* [WHAT YOU NEED TO DO]:
Strip the pictures and reproduce the rest of the listing exactly.

BEGIN GIVEN DATA

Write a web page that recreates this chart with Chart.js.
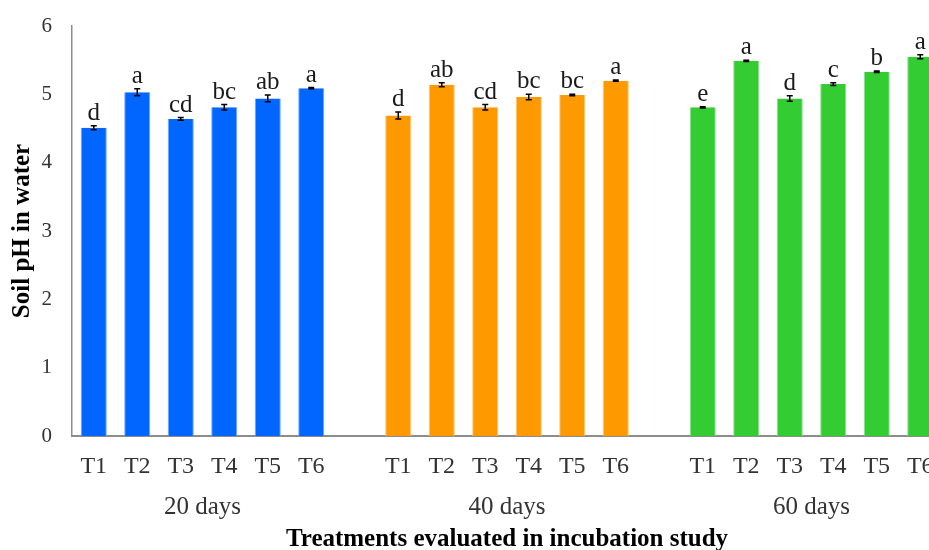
<!DOCTYPE html>
<html>
<head>
<meta charset="utf-8">
<script src="https://cdn.jsdelivr.net/npm/chart.js@4.4.1/dist/chart.umd.min.js"></script>
<style>
  html, body { margin: 0; padding: 0; background: #fff; overflow: hidden; }
  #wrap { width: 960px; height: 560px; }
</style>
</head>
<body>
<div id="wrap"><canvas id="phChart" width="960" height="560"></canvas></div>
<script>
const treatments = ['T1', 'T2', 'T3', 'T4', 'T5', 'T6'];
const periods = ['20 days', '40 days', '60 days'];

// mean soil pH per treatment
const ph20 = [4.51, 5.03, 4.64, 4.81, 4.94, 5.09];
const ph40 = [4.69, 5.14, 4.81, 4.96, 4.99, 5.20];
const ph60 = [4.81, 5.49, 4.94, 5.15, 5.33, 5.55];

// standard error
const err20 = [0.03, 0.05, 0.02, 0.04, 0.05, 0.01];
const err40 = [0.05, 0.03, 0.04, 0.04, 0.01, 0.01];
const err60 = [0.01, 0.01, 0.04, 0.02, 0.01, 0.03];

// significance letters
const let20 = ['d', 'a', 'cd', 'bc', 'ab', 'a'];
const let40 = ['d', 'ab', 'cd', 'bc', 'bc', 'a'];
const let60 = ['e', 'a', 'd', 'c', 'b', 'a'];

const yTicks = [0, 1, 2, 3, 4, 5, 6];

const colors = ['#0066FF', '#FF9900', '#33CC33'];
const edges = ['#6fa8ff', '#ffc46e', '#8ee08e'];
const serif = "'Liberation Serif', 'Times New Roman', serif";

// build one flat category list with an empty slot between periods
const labels = [];
const values = [];
const errors = [];
const letters = [];
const fills = [];
const borders = [];
const groupOf = [];
[ph20, ph40, ph60].forEach((vals, g) => {
    if (g > 0) {
        labels.push('');
        values.push(null);
        errors.push(null);
        letters.push('');
        fills.push(colors[g]);
        borders.push(edges[g]);
        groupOf.push(-1);
    }
    vals.forEach((v, i) => {
        labels.push(treatments[i]);
        values.push(v);
        errors.push([err20, err40, err60][g][i]);
        letters.push([let20, let40, let60][g][i]);
        fills.push(colors[g]);
        borders.push(edges[g]);
        groupOf.push(g);
    });
});

// error bars, letters and period labels
const annotate = {
    id: 'annotate',
    afterDatasetsDraw(chart) {
        const ctx = chart.ctx;
        const x = chart.scales.x;
        const y = chart.scales.y;
        ctx.save();
        ctx.strokeStyle = '#000';
        ctx.lineWidth = 1.5;
        values.forEach((v, i) => {
            if (v === null) return;
            const px = x.getPixelForValue(i);
            const top = y.getPixelForValue(v + errors[i]);
            const bot = y.getPixelForValue(v - errors[i]);
            ctx.beginPath();
            ctx.moveTo(px, top); ctx.lineTo(px, bot);
            ctx.moveTo(px - 3, top); ctx.lineTo(px + 3, top);
            ctx.moveTo(px - 3, bot); ctx.lineTo(px + 3, bot);
            ctx.stroke();

            ctx.fillStyle = '#1a1a1a';
            ctx.font = '25px ' + serif;
            ctx.textAlign = 'center';
            ctx.textBaseline = 'alphabetic';
            ctx.fillText(letters[i], px, top - 6);
        });

        ctx.fillStyle = '#333';
        ctx.font = '25px ' + serif;
        ctx.textAlign = 'center';
        ctx.textBaseline = 'middle';
        periods.forEach((p, g) => {
            const idx = groupOf.map((gg, i) => gg === g ? i : -1).filter(i => i >= 0);
            const cx = (x.getPixelForValue(idx[0]) + x.getPixelForValue(idx[idx.length - 1])) / 2;
            ctx.fillText(p, cx, 507);
        });
        ctx.restore();
    }
};

new Chart(document.getElementById('phChart').getContext('2d'), {
    type: 'bar',
    data: {
        labels: labels,
        datasets: [{
            data: values,
            backgroundColor: fills,
            borderColor: borders,
            borderWidth: { left: 1, right: 1, top: 0, bottom: 0 },
            barPercentage: 0.6,
            categoryPercentage: 1
        }]
    },
    options: {
        responsive: false,
        animation: false,
        layout: { padding: { left: 0, right: 18, top: 26, bottom: 0 } },
        plugins: {
            legend: { display: false },
            tooltip: { enabled: false }
        },
        scales: {
            x: {
                grid: { display: false, drawTicks: false },
                border: { display: true, color: '#8c8c8c', width: 2 },
                ticks: {
                    color: '#333',
                    font: { family: serif, size: 24 },
                    padding: 16,
                    maxRotation: 0,
                    autoSkip: false
                },
                title: {
                    display: true,
                    text: 'Treatments evaluated in incubation study',
                    color: '#000',
                    font: { family: serif, size: 25, weight: 'bold' },
                    padding: { top: 0, bottom: 5 }
                },
                afterFit(scale) { scale.height = 124; }
            },
            y: {
                min: 0,
                max: 6,
                afterBuildTicks(scale) { scale.ticks = yTicks.map(v => ({ value: v })); },
                grid: { display: false, drawTicks: false },
                border: { display: true, color: '#8c8c8c', width: 1.5 },
                ticks: {
                    color: '#333',
                    font: { family: serif, size: 21 },
                    padding: 20
                },
                title: {
                    display: true,
                    text: 'Soil pH in water',
                    color: '#000',
                    font: { family: serif, size: 25, weight: 'bold' },
                    padding: { top: 8, bottom: 0 }
                },
                afterFit(scale) {
                    scale.width = 72;
                    scale.paddingTop = 0;
                    scale.paddingBottom = 0;
                }
            }
        }
    },
    plugins: [annotate]
});
</script>
</body>
</html>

END GIVEN DATA

* [COMPLETED EXERCISE]:
Write a web page that recreates this chart with Chart.js.
<!DOCTYPE html>
<html>
<head>
<meta charset="utf-8">
<script src="https://cdn.jsdelivr.net/npm/chart.js@4.4.1/dist/chart.umd.min.js"></script>
<style>
  html, body { margin: 0; padding: 0; background: #fff; overflow: hidden; }
  #wrap { width: 960px; height: 560px; }
</style>
</head>
<body>
<div id="wrap"><canvas id="phChart" width="960" height="560"></canvas></div>
<script>
const treatments = ['T1', 'T2', 'T3', 'T4', 'T5', 'T6'];
const periods = ['20 days', '40 days', '60 days'];

// mean soil pH per treatment
const ph20 = [4.51, 5.03, 4.64, 4.81, 4.94, 5.09];
const ph40 = [4.69, 5.14, 4.81, 4.96, 4.99, 5.20];
const ph60 = [4.81, 5.49, 4.94, 5.15, 5.33, 5.55];

// standard error
const err20 = [0.03, 0.05, 0.02, 0.04, 0.05, 0.01];
const err40 = [0.05, 0.03, 0.04, 0.04, 0.01, 0.01];
const err60 = [0.01, 0.01, 0.04, 0.02, 0.01, 0.03];

// significance letters
const let20 = ['d', 'a', 'cd', 'bc', 'ab', 'a'];
const let40 = ['d', 'ab', 'cd', 'bc', 'bc', 'a'];
const let60 = ['e', 'a', 'd', 'c', 'b', 'a'];

const yTicks = [0, 1, 2, 3, 4, 5, 6];

const colors = ['#0066FF', '#FF9900', '#33CC33'];
const edges = ['#6fa8ff', '#ffc46e', '#8ee08e'];
const serif = "'Liberation Serif', 'Times New Roman', serif";

// build one flat category list with an empty slot between periods
const labels = [];
const values = [];
const errors = [];
const letters = [];
const fills = [];
const borders = [];
const groupOf = [];
[ph20, ph40, ph60].forEach((vals, g) => {
    if (g > 0) {
        labels.push('');
        values.push(null);
        errors.push(null);
        letters.push('');
        fills.push(colors[g]);
        borders.push(edges[g]);
        groupOf.push(-1);
    }
    vals.forEach((v, i) => {
        labels.push(treatments[i]);
        values.push(v);
        errors.push([err20, err40, err60][g][i]);
        letters.push([let20, let40, let60][g][i]);
        fills.push(colors[g]);
        borders.push(edges[g]);
        groupOf.push(g);
    });
});

// error bars, letters and period labels
const annotate = {
    id: 'annotate',
    afterDatasetsDraw(chart) {
        const ctx = chart.ctx;
        const x = chart.scales.x;
        const y = chart.scales.y;
        ctx.save();
        ctx.strokeStyle = '#000';
        ctx.lineWidth = 1.5;
        values.forEach((v, i) => {
            if (v === null) return;
            const px = x.getPixelForValue(i);
            const top = y.getPixelForValue(v + errors[i]);
            const bot = y.getPixelForValue(v - errors[i]);
            ctx.beginPath();
            ctx.moveTo(px, top); ctx.lineTo(px, bot);
            ctx.moveTo(px - 3, top); ctx.lineTo(px + 3, top);
            ctx.moveTo(px - 3, bot); ctx.lineTo(px + 3, bot);
            ctx.stroke();

            ctx.fillStyle = '#1a1a1a';
            ctx.font = '25px ' + serif;
            ctx.textAlign = 'center';
            ctx.textBaseline = 'alphabetic';
            ctx.fillText(letters[i], px, top - 6);
        });

        ctx.fillStyle = '#333';
        ctx.font = '25px ' + serif;
        ctx.textAlign = 'center';
        ctx.textBaseline = 'middle';
        periods.forEach((p, g) => {
            const idx = groupOf.map((gg, i) => gg === g ? i : -1).filter(i => i >= 0);
            const cx = (x.getPixelForValue(idx[0]) + x.getPixelForValue(idx[idx.length - 1])) / 2;
            ctx.fillText(p, cx, 507);
        });
        ctx.restore();
    }
};

new Chart(document.getElementById('phChart').getContext('2d'), {
    type: 'bar',
    data: {
        labels: labels,
        datasets: [{
            data: values,
            backgroundColor: fills,
            borderColor: borders,
            borderWidth: { left: 1, right: 1, top: 0, bottom: 0 },
            barPercentage: 0.6,
            categoryPercentage: 1
        }]
    },
    options: {
        responsive: false,
        animation: false,
        layout: { padding: { left: 0, right: 18, top: 26, bottom: 0 } },
        plugins: {
            legend: { display: false },
            tooltip: { enabled: false }
        },
        scales: {
            x: {
                grid: { display: false, drawTicks: false },
                border: { display: true, color: '#8c8c8c', width: 2 },
                ticks: {
                    color: '#333',
                    font: { family: serif, size: 24 },
                    padding: 16,
                    maxRotation: 0,
                    autoSkip: false
                },
                title: {
                    display: true,
                    text: 'Treatments evaluated in incubation study',
                    color: '#000',
                    font: { family: serif, size: 25, weight: 'bold' },
                    padding: { top: 0, bottom: 5 }
                },
                afterFit(scale) { scale.height = 124; }
            },
            y: {
                min: 0,
                max: 6,
                afterBuildTicks(scale) { scale.ticks = yTicks.map(v => ({ value: v })); },
                grid: { display: false, drawTicks: false },
                border: { display: true, color: '#8c8c8c', width: 1.5 },
                ticks: {
                    color: '#333',
                    font: { family: serif, size: 21 },
                    padding: 20
                },
                title: {
                    display: true,
                    text: 'Soil pH in water',
                    color: '#000',
                    font: { family: serif, size: 25, weight: 'bold' },
                    padding: { top: 8, bottom: 0 }
                },
                afterFit(scale) {
                    scale.width = 72;
                    scale.paddingTop = 0;
                    scale.paddingBottom = 0;
                }
            }
        }
    },
    plugins: [annotate]
});
</script>
</body>
</html>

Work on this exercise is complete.